Harold Kroto was still a schoolboy when he developed what he calls "an unhealthy interest" in chemistry. "Like almost all chemists," he says, he was "attracted by the smells and bangs that endowed chemistry with that slight but charismatic element of danger." He earned his bachelor's and doctor's degrees at Sheffield University. After postdoctoral work in Canada and at Bell Labs in the United States, he returned to England and settled at the University of Sussex, where he is now Royal Society Research Professor.

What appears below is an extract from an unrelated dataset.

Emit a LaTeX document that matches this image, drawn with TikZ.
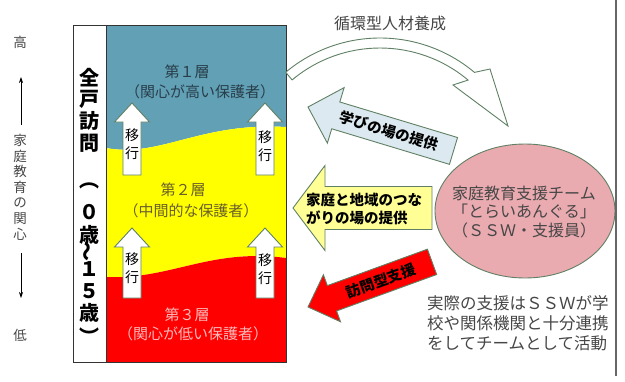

Over a period of 11 days in 1985, Kroto and his associates produced two previously unknown forms of the element carbon. Formerly, only six crystalline forms of the element were known, including the two forms of graphite, and two kinds of diamond. One of the new forms, a 60-atom molecule (C60) displayed a highly stable symmetrical structure resembling the pattern of a soccer ball, or the geodesic dome designed by the American architect R. Buckminster Fuller. In Fuller's honor, the researchers named it buckminsterfullerene.
The 1996 Nobel Prize in Chemistry was awarded to Dr. Kroto and his associates for these discoveries, which have resulted in an entirely new branch of chemistry, with enormous consequences in such diverse areas as astrochemistry and superconductivity. Later that year, Harold Kroto was knighted by Queen Elizabeth II for his services to science.